◆ **What you are asked to do**:
Transcribe the listing in full, excluding any pictures.

◆ **Source excerpt**:
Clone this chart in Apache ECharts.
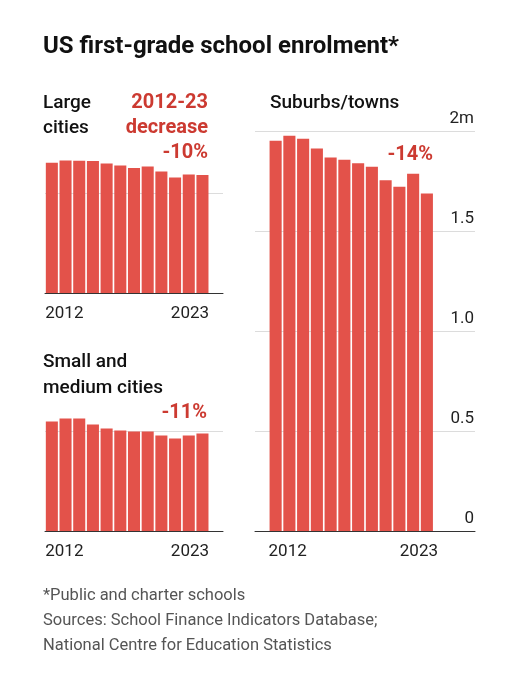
<!DOCTYPE html>
<html>
<head>
<meta charset="utf-8">
<script src="https://cdn.jsdelivr.net/npm/echarts@6/dist/echarts.min.js"></script>
<style>
  html, body { margin: 0; padding: 0; background: #fff; }
  #chart { width: 518px; height: 680px; }
</style>
</head>
<body>
<div id="chart"></div>
<script>
// data, millions of first-grade pupils
var years = ['2012', '2013', '2014', '2015', '2016', '2017', '2018', '2019', '2020', '2021', '2022', '2023'];
var largeCities = [0.651, 0.662, 0.661, 0.660, 0.647, 0.638, 0.625, 0.633, 0.607, 0.577, 0.592, 0.590];
var smallMediumCities = [0.548, 0.563, 0.563, 0.532, 0.512, 0.503, 0.498, 0.498, 0.478, 0.463, 0.478, 0.488];
var suburbsTowns = [1.951, 1.976, 1.961, 1.913, 1.868, 1.856, 1.839, 1.821, 1.754, 1.721, 1.786, 1.688];
var yTicks = [0, 0.5, 1.0, 1.5, 2];
var yTickLabels = ['0', '0.5', '1.0', '1.5', '2m'];

var BAR = '#e3524a';
var RED = '#cc3a31';
var FONT = 'Roboto, "Noto Sans", sans-serif';

var chart = echarts.init(document.getElementById('chart'));

function pairs(vals) {
  return years.map(function (y, i) { return [y, vals[i]]; });
}

// x axis, padded with blank slots so the bars sit where they do in the print
function xAxisFor(gridIndex, cats, padL, padR) {
  return {
    type: 'category',
    gridIndex: gridIndex,
    data: cats,
    axisTick: { show: false },
    axisLine: { lineStyle: { color: '#333', width: 1 } },
    axisLabel: {
      interval: function (idx, val) { return val === years[0] || val === years[years.length - 1]; },
      formatter: function (val) {
        return val === years[0] ? '{a|' + val + '}' : '{b|' + val + '}';
      },
      margin: 12,
      color: '#222',
      fontSize: 17,
      fontFamily: FONT,
      rich: {
        a: { fontSize: 17, fontFamily: FONT, color: '#222', padding: [0, 0, 0, padL] },
        b: { fontSize: 17, fontFamily: FONT, color: '#222', padding: [0, padR, 0, 0] }
      }
    }
  };
}

function sideYAxis(gridIndex) {
  return {
    type: 'value',
    gridIndex: gridIndex,
    min: 0,
    max: 0.7,
    interval: 0.5,
    axisLabel: { show: false },
    axisLine: { show: false },
    axisTick: { show: false },
    splitLine: { showMaxLine: false, lineStyle: { color: '#dcdcdc' } }
  };
}

function bars(xi, vals) {
  return {
    type: 'bar',
    xAxisIndex: xi,
    yAxisIndex: xi,
    data: pairs(vals),
    barCategoryGap: '12%',
    itemStyle: { color: BAR },
    silent: true
  };
}

function txt(x, base, s, size, opts) {
  opts = opts || {};
  return {
    type: 'text',
    x: x,
    y: base + size * 0.24,
    style: {
      text: s,
      fill: opts.fill || '#111',
      font: (opts.weight || 'normal') + ' ' + size + 'px ' + FONT,
      textAlign: opts.align || 'left',
      textVerticalAlign: 'bottom'
    }
  };
}

var leftCats = years.concat(['']);
var rightCats = [''].concat(years, [' ', '  ', '   ']);

var option = {
  animation: false,
  grid: [
    { left: 45, top: 153, width: 178, height: 140 },
    { left: 45, top: 391, width: 178, height: 140 },
    { left: 255, top: 131, width: 220, height: 400 }
  ],
  xAxis: [
    xAxisFor(0, leftCats, 25, 25),
    xAxisFor(1, leftCats, 25, 25),
    xAxisFor(2, rightCats, 24, 16)
  ],
  yAxis: [
    sideYAxis(0),
    sideYAxis(1),
    {
      type: 'value',
      gridIndex: 2,
      position: 'right',
      min: yTicks[0],
      max: yTicks[yTicks.length - 1],
      interval: 0.5,
      axisLine: { show: false },
      axisTick: { show: false },
      splitLine: { lineStyle: { color: '#dcdcdc' } },
      axisLabel: {
        inside: true,
        margin: 1,
        verticalAlign: 'bottom',
        padding: [0, 0, 4, 0],
        color: '#222',
        fontSize: 17,
        fontFamily: FONT,
        formatter: function (v) {
          var i = yTicks.indexOf(v);
          return i >= 0 ? yTickLabels[i] : '';
        }
      }
    }
  ],
  series: [
    bars(0, largeCities),
    bars(1, smallMediumCities),
    bars(2, suburbsTowns)
  ],
  graphic: [
    txt(43, 53, 'US first-grade school enrolment*', 24, { weight: 'bold' }),
    txt(43, 108, 'Large', 19, { weight: '500' }),
    txt(43, 133, 'cities', 19, { weight: '500' }),
    txt(208, 108, '2012-23', 20, { weight: 'bold', fill: RED, align: 'right' }),
    txt(208, 133, 'decrease', 20, { weight: 'bold', fill: RED, align: 'right' }),
    txt(208, 158, '-10%', 20, { weight: 'bold', fill: RED, align: 'right' }),
    txt(270, 108, 'Suburbs/towns', 19, { weight: '500' }),
    txt(433, 160, '-14%', 20, { weight: 'bold', fill: RED, align: 'right' }),
    txt(43, 367, 'Small and', 19, { weight: '500' }),
    txt(43, 393, 'medium cities', 19, { weight: '500' }),
    txt(207, 418, '-11%', 20, { weight: 'bold', fill: RED, align: 'right' }),
    txt(43, 600, '*Public and charter schools', 16.5, { fill: '#555' }),
    txt(43, 625, 'Sources: School Finance Indicators Database;', 16.5, { fill: '#555' }),
    txt(43, 650, 'National Centre for Education Statistics', 16.5, { fill: '#555' })
  ]
};

chart.setOption(option);
</script>
</body>
</html>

◆ **Response**:
Clone this chart in Apache ECharts.
<!DOCTYPE html>
<html>
<head>
<meta charset="utf-8">
<script src="https://cdn.jsdelivr.net/npm/echarts@6/dist/echarts.min.js"></script>
<style>
  html, body { margin: 0; padding: 0; background: #fff; }
  #chart { width: 518px; height: 680px; }
</style>
</head>
<body>
<div id="chart"></div>
<script>
// data, millions of first-grade pupils
var years = ['2012', '2013', '2014', '2015', '2016', '2017', '2018', '2019', '2020', '2021', '2022', '2023'];
var largeCities = [0.651, 0.662, 0.661, 0.660, 0.647, 0.638, 0.625, 0.633, 0.607, 0.577, 0.592, 0.590];
var smallMediumCities = [0.548, 0.563, 0.563, 0.532, 0.512, 0.503, 0.498, 0.498, 0.478, 0.463, 0.478, 0.488];
var suburbsTowns = [1.951, 1.976, 1.961, 1.913, 1.868, 1.856, 1.839, 1.821, 1.754, 1.721, 1.786, 1.688];
var yTicks = [0, 0.5, 1.0, 1.5, 2];
var yTickLabels = ['0', '0.5', '1.0', '1.5', '2m'];

var BAR = '#e3524a';
var RED = '#cc3a31';
var FONT = 'Roboto, "Noto Sans", sans-serif';

var chart = echarts.init(document.getElementById('chart'));

function pairs(vals) {
  return years.map(function (y, i) { return [y, vals[i]]; });
}

// x axis, padded with blank slots so the bars sit where they do in the print
function xAxisFor(gridIndex, cats, padL, padR) {
  return {
    type: 'category',
    gridIndex: gridIndex,
    data: cats,
    axisTick: { show: false },
    axisLine: { lineStyle: { color: '#333', width: 1 } },
    axisLabel: {
      interval: function (idx, val) { return val === years[0] || val === years[years.length - 1]; },
      formatter: function (val) {
        return val === years[0] ? '{a|' + val + '}' : '{b|' + val + '}';
      },
      margin: 12,
      color: '#222',
      fontSize: 17,
      fontFamily: FONT,
      rich: {
        a: { fontSize: 17, fontFamily: FONT, color: '#222', padding: [0, 0, 0, padL] },
        b: { fontSize: 17, fontFamily: FONT, color: '#222', padding: [0, padR, 0, 0] }
      }
    }
  };
}

function sideYAxis(gridIndex) {
  return {
    type: 'value',
    gridIndex: gridIndex,
    min: 0,
    max: 0.7,
    interval: 0.5,
    axisLabel: { show: false },
    axisLine: { show: false },
    axisTick: { show: false },
    splitLine: { showMaxLine: false, lineStyle: { color: '#dcdcdc' } }
  };
}

function bars(xi, vals) {
  return {
    type: 'bar',
    xAxisIndex: xi,
    yAxisIndex: xi,
    data: pairs(vals),
    barCategoryGap: '12%',
    itemStyle: { color: BAR },
    silent: true
  };
}

function txt(x, base, s, size, opts) {
  opts = opts || {};
  return {
    type: 'text',
    x: x,
    y: base + size * 0.24,
    style: {
      text: s,
      fill: opts.fill || '#111',
      font: (opts.weight || 'normal') + ' ' + size + 'px ' + FONT,
      textAlign: opts.align || 'left',
      textVerticalAlign: 'bottom'
    }
  };
}

var leftCats = years.concat(['']);
var rightCats = [''].concat(years, [' ', '  ', '   ']);

var option = {
  animation: false,
  grid: [
    { left: 45, top: 153, width: 178, height: 140 },
    { left: 45, top: 391, width: 178, height: 140 },
    { left: 255, top: 131, width: 220, height: 400 }
  ],
  xAxis: [
    xAxisFor(0, leftCats, 25, 25),
    xAxisFor(1, leftCats, 25, 25),
    xAxisFor(2, rightCats, 24, 16)
  ],
  yAxis: [
    sideYAxis(0),
    sideYAxis(1),
    {
      type: 'value',
      gridIndex: 2,
      position: 'right',
      min: yTicks[0],
      max: yTicks[yTicks.length - 1],
      interval: 0.5,
      axisLine: { show: false },
      axisTick: { show: false },
      splitLine: { lineStyle: { color: '#dcdcdc' } },
      axisLabel: {
        inside: true,
        margin: 1,
        verticalAlign: 'bottom',
        padding: [0, 0, 4, 0],
        color: '#222',
        fontSize: 17,
        fontFamily: FONT,
        formatter: function (v) {
          var i = yTicks.indexOf(v);
          return i >= 0 ? yTickLabels[i] : '';
        }
      }
    }
  ],
  series: [
    bars(0, largeCities),
    bars(1, smallMediumCities),
    bars(2, suburbsTowns)
  ],
  graphic: [
    txt(43, 53, 'US first-grade school enrolment*', 24, { weight: 'bold' }),
    txt(43, 108, 'Large', 19, { weight: '500' }),
    txt(43, 133, 'cities', 19, { weight: '500' }),
    txt(208, 108, '2012-23', 20, { weight: 'bold', fill: RED, align: 'right' }),
    txt(208, 133, 'decrease', 20, { weight: 'bold', fill: RED, align: 'right' }),
    txt(208, 158, '-10%', 20, { weight: 'bold', fill: RED, align: 'right' }),
    txt(270, 108, 'Suburbs/towns', 19, { weight: '500' }),
    txt(433, 160, '-14%', 20, { weight: 'bold', fill: RED, align: 'right' }),
    txt(43, 367, 'Small and', 19, { weight: '500' }),
    txt(43, 393, 'medium cities', 19, { weight: '500' }),
    txt(207, 418, '-11%', 20, { weight: 'bold', fill: RED, align: 'right' }),
    txt(43, 600, '*Public and charter schools', 16.5, { fill: '#555' }),
    txt(43, 625, 'Sources: School Finance Indicators Database;', 16.5, { fill: '#555' }),
    txt(43, 650, 'National Centre for Education Statistics', 16.5, { fill: '#555' })
  ]
};

chart.setOption(option);
</script>
</body>
</html>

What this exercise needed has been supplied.